Scott revolutionised one department of surgery by introducing the passive treatment of diseased joints. His method, however, was distasteful to his contemporaries owing to the unnecessary complications with which he surrounded it; but stripped of these, his principle remained a potent factor in surgery. He treated chronic ulcers by the method his father had taught him of strapping the leg from the toes upwards, and he was thus opposed to Thomas Baynton's method, which consisted in applying the strapping for only a short distance above the ulcer. Scott's dressing and Scott's ointment became known to every student of surgery, though they are now rarely used. His dressing had, as its base, a camphorated mercurial compound. Constant practice is said to have rendered him the most skilful bandager in London, at a time when bandaging in the London hospitals was almost a fine art.

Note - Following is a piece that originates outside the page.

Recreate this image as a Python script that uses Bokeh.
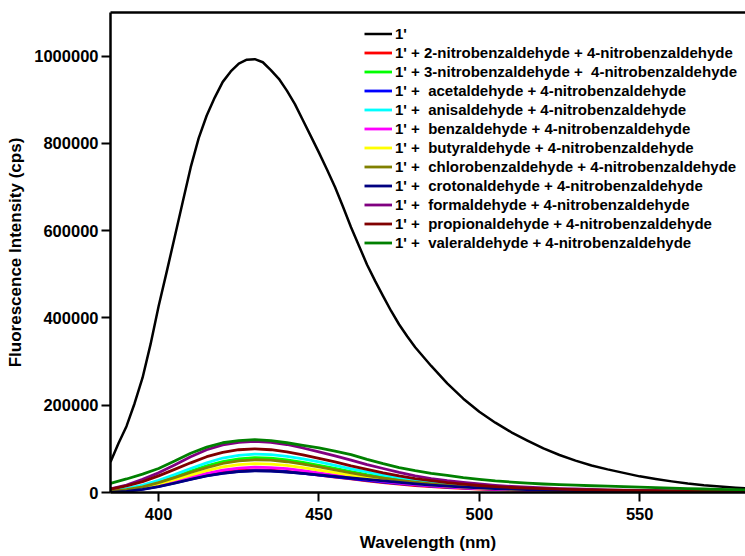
from bokeh.plotting import figure
from bokeh.models import FixedTicker, LinearAxis, Range1d, NumeralTickFormatter
from bokeh.embed import file_html
from bokeh.resources import INLINE

# wavelength grid (nm) for the 1' spectrum (read more densely around the peak)
wavelength_1 = [385, 387.5, 390, 392.5, 395, 397.5, 400, 402.5, 405, 407.5, 410, 412.5,
                415, 417.5, 420, 422.5, 425, 427.5, 430, 432.5, 435, 437.5, 440, 442.5,
                445, 447.5, 450, 452.5, 455, 457.5, 460, 462.5, 465, 467.5, 470, 472.5,
                475, 477.5, 480, 485, 490, 495, 500, 505, 510, 515, 520, 525, 530, 535,
                540, 545, 550, 555, 560, 565, 570, 575, 580, 585]

s_1 = [70000, 113000, 152000, 204000, 263000, 340000, 427000, 505000, 585000, 665000,
       745000, 812000, 864000, 905000, 941000, 965000, 983000, 992000, 993000, 986000,
       968000, 948000, 921000, 890000, 853000, 816000, 779000, 740000, 700000, 655000,
       608000, 565000, 522000, 485000, 450000, 416000, 385000, 358000, 333000, 290000,
       250000, 215000, 185000, 160000, 138000, 119000, 101000, 86000, 73000, 62000,
       53000, 45000, 37000, 31000, 25500, 20500, 16500, 13500, 11000, 9000]

# wavelength grid (nm) for the quenched spectra
wavelength = [385, 390, 395, 400, 405, 410, 415, 420, 425, 430, 435, 440, 445, 450, 455,
              460, 465, 470, 475, 480, 485, 490, 495, 500, 505, 510, 515, 520, 525, 530,
              535, 540, 545, 550, 555, 560, 565, 570, 575, 580, 585]

s_2nitro = [2000, 4500, 9000, 15500, 23500, 32000, 40000, 46500, 50500, 52000, 51000,
            48500, 44500, 40000, 35500, 31000, 26500, 22500, 19000, 16000, 13400, 11200,
            9400, 7900, 6700, 5700, 4900, 4200, 3600, 3200, 2800, 2500, 2200, 2000, 1800,
            1600, 1500, 1400, 1300, 1200, 1100]

s_3nitro = [3000, 7000, 14000, 24000, 36000, 49000, 61000, 71000, 77000, 80000, 79000,
            75000, 69000, 62000, 55000, 48000, 41000, 35000, 29500, 25000, 21000, 17500,
            14800, 12500, 10600, 9000, 7700, 6600, 5700, 5000, 4400, 3900, 3500, 3100, 2800,
            2500, 2300, 2100, 1900, 1800, 1700]

s_acet = [500, 3000, 7500, 14000, 22000, 30500, 38500, 44500, 48500, 50000, 49500, 47500,
          44000, 40000, 36000, 32000, 28000, 24000, 20500, 17500, 14800, 12500, 10500, 8900,
          7600, 6500, 5500, 4700, 4100, 3600, 3100, 2800, 2500, 2200, 2000, 1800, 1700, 1500,
          1400, 1300, 1200]

s_anis = [4000, 9000, 17000, 28000, 41000, 55000, 68000, 79000, 85000, 88000, 87000, 83000,
          77000, 70000, 62000, 54000, 47000, 40000, 34000, 28500, 24000, 20000, 17000, 14500,
          12300, 10500, 9000, 7800, 6800, 6000, 5300, 4700, 4200, 3800, 3400, 3100, 2800,
          2500, 2300, 2100, 2000]

s_benz = [2500, 5000, 10000, 17000, 26000, 35500, 44000, 51500, 56000, 58000, 57000, 54500,
          50000, 45000, 40000, 35000, 30000, 25500, 21500, 18000, 15200, 12800, 10700, 9000,
          7700, 6500, 5600, 4800, 4200, 3600, 3200, 2800, 2500, 2300, 2100, 1900, 1700, 1600,
          1500, 1400, 1300]

s_buty = [2500, 5500, 11000, 19500, 29500, 40000, 50000, 58500, 64000, 66000, 65000, 62000,
          57000, 51500, 45500, 39500, 34000, 29000, 24500, 20500, 17300, 14500, 12200, 10300,
          8700, 7400, 6400, 5500, 4700, 4100, 3600, 3200, 2900, 2600, 2300, 2100, 1900, 1700,
          1600, 1500, 1400]

s_chlo = [3000, 6500, 13000, 22500, 34000, 46000, 57000, 66500, 72500, 75000, 74000, 70500,
          65000, 58500, 52000, 45000, 38500, 33000, 28000, 23500, 19800, 16500, 14000, 11800,
          10000, 8500, 7300, 6200, 5400, 4700, 4100, 3700, 3300, 2900, 2600, 2400, 2200, 2000,
          1800, 1700, 1600]

s_crot = [0, 2500, 7000, 13500, 21500, 30000, 38000, 44000, 48000, 49500, 49000, 47000,
          44000, 40500, 37000, 33500, 30000, 26500, 23000, 20000, 17000, 14500, 12300, 10500,
          9000, 7700, 6600, 5700, 4900, 4300, 3700, 3200, 2800, 2500, 2200, 2000, 1800, 1600,
          1400, 1300, 1200]

s_form = [8500, 17000, 30000, 45000, 63000, 82000, 98000, 109000, 115000, 117000, 115000,
          110000, 102000, 93000, 84000, 74000, 64000, 55000, 46000, 38000, 32000, 27000, 23000,
          19500, 16500, 14000, 12000, 10500, 9000, 8000, 7000, 6000, 5300, 4700, 4200, 3800,
          3400, 3000, 2700, 2500, 2300]

s_prop = [8000, 15000, 25000, 38000, 53000, 68000, 82000, 92000, 98000, 100000, 98000, 93000,
          86000, 78000, 70000, 61000, 53000, 45000, 38000, 32000, 27000, 22500, 19000, 16000,
          13500, 11500, 10000, 8700, 7600, 6700, 6000, 5400, 4900, 4500, 4100, 3800, 3500, 3200,
          3000, 2800, 2600]

s_vale = [21000, 31000, 42000, 55000, 72000, 90000, 104000, 114000, 119000, 121000, 119000,
          114000, 108000, 102000, 95000, 87000, 76000, 66000, 57000, 50000, 44000, 39000, 34000,
          30000, 26500, 24000, 21500, 19500, 18000, 17000, 15500, 14500, 13500, 12500, 11000,
          10000, 9000, 8000, 7000, 6500, 6000]

labels = [
    "1'",
    "1' + 2-nitrobenzaldehyde + 4-nitrobenzaldehyde",
    "1' + 3-nitrobenzaldehyde +  4-nitrobenzaldehyde",
    "1' +  acetaldehyde + 4-nitrobenzaldehyde",
    "1' +  anisaldehyde + 4-nitrobenzaldehyde",
    "1' +  benzaldehyde + 4-nitrobenzaldehyde",
    "1' +  butyraldehyde + 4-nitrobenzaldehyde",
    "1' +  chlorobenzaldehyde + 4-nitrobenzaldehyde",
    "1' +  crotonaldehyde + 4-nitrobenzaldehyde",
    "1' +  formaldehyde + 4-nitrobenzaldehyde",
    "1' +  propionaldehyde + 4-nitrobenzaldehyde",
    "1' +  valeraldehyde + 4-nitrobenzaldehyde",
]
series = [s_1, s_2nitro, s_3nitro, s_acet, s_anis, s_benz, s_buty, s_chlo, s_crot,
          s_form, s_prop, s_vale]
colors = ["#000000", "#ff0000", "#00ff00", "#0000ff", "#00ffff", "#ff00ff", "#ffff00",
          "#808000", "#000080", "#800080", "#800000", "#008000"]

y_ticks = [0, 200000, 400000, 600000, 800000, 1000000]
x_ticks = [400, 450, 500, 550]

FONT = "Liberation Sans"

p = figure(width=745, height=556, output_backend="svg", toolbar_location=None,
           x_range=Range1d(385, 583), y_range=Range1d(0, 1100000),
           min_border_left=110, min_border_right=0, min_border_top=12, min_border_bottom=64)

for i, (ys, c, lab) in enumerate(zip(series, colors, labels)):
    xs = wavelength_1 if i == 0 else wavelength
    lw = 2.5 if i == 0 else 2.8
    p.line(xs, ys, line_color=c, line_width=lw, line_join="round", legend_label=lab)

p.grid.visible = False
p.outline_line_color = None
p.background_fill_color = "white"
p.border_fill_color = "white"

for ax in (p.xaxis[0], p.yaxis[0]):
    ax.axis_line_width = 2.5
    ax.major_tick_line_width = 2
    ax.major_tick_out = 9
    ax.major_tick_in = 0
    ax.minor_tick_line_color = None
    ax.major_label_text_font = FONT
    ax.major_label_text_font_style = "bold"
    ax.major_label_text_font_size = "16.5px"
    ax.major_label_text_color = "black"
    ax.axis_label_text_font = FONT
    ax.axis_label_text_font_style = "bold"
    ax.axis_label_text_font_size = "17px"
    ax.axis_label_text_color = "black"

p.xaxis.ticker = FixedTicker(ticks=x_ticks)
p.yaxis.ticker = FixedTicker(ticks=y_ticks)
p.yaxis.formatter = NumeralTickFormatter(format="0")
p.xaxis.axis_label = "Wavelength (nm)"
p.yaxis.axis_label = "Fluorescence Intensity (cps)"
p.xaxis.major_label_standoff = 6
p.xaxis.axis_label_standoff = 10
p.yaxis.major_label_standoff = 3
p.yaxis.axis_label_standoff = 6

top = LinearAxis(major_tick_line_color=None, minor_tick_line_color=None,
                 major_label_text_font_size="0px", axis_line_width=2.5,
                 major_label_standoff=0)
top.ticker = FixedTicker(ticks=[])
p.add_layout(top, "above")

leg = p.legend[0]
leg.location = (254, 240)
leg.border_line_color = None
leg.background_fill_alpha = 0
leg.label_text_font = FONT
leg.label_text_font_style = "bold"
leg.label_text_font_size = "15px"
leg.label_text_color = "black"
leg.glyph_width = 28
leg.glyph_height = 19
leg.label_height = 19
leg.spacing = 0
leg.padding = 0
leg.margin = 0
leg.label_standoff = 3

open("out.html", "w").write(file_html(p, INLINE))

Scott was distinguished as a surgeon by the rapidity and by the general accuracy of his diagnosis. He displayed great decision and energy in the treatment of his patients. He was a bold, but not particularly brilliant operator, and he is said to have been the first surgeon in England to remove the upper jaw. He was of an uncertain and irritable temper, which disease sometimes rendered overbearing.

His works are:
- ‘Surgical Observations on … Chronic Inflammations … particularly in Diseases of the Joints,’ 8vo, London, 1828; a new edit. by W. H. Smith, London, 8vo, 1857: a most valuable work, for it lays down very clearly the necessity for putting at rest diseased joints.
- ‘Cases of Tic-douloureux and other Forms of Neuralgia,’ 8vo, London, 1834.
- ‘Cataract and its Treatment,’ 8vo, London, 1843: the object of this work was to introduce a sickle-shaped knife, but the instrument never came into general use.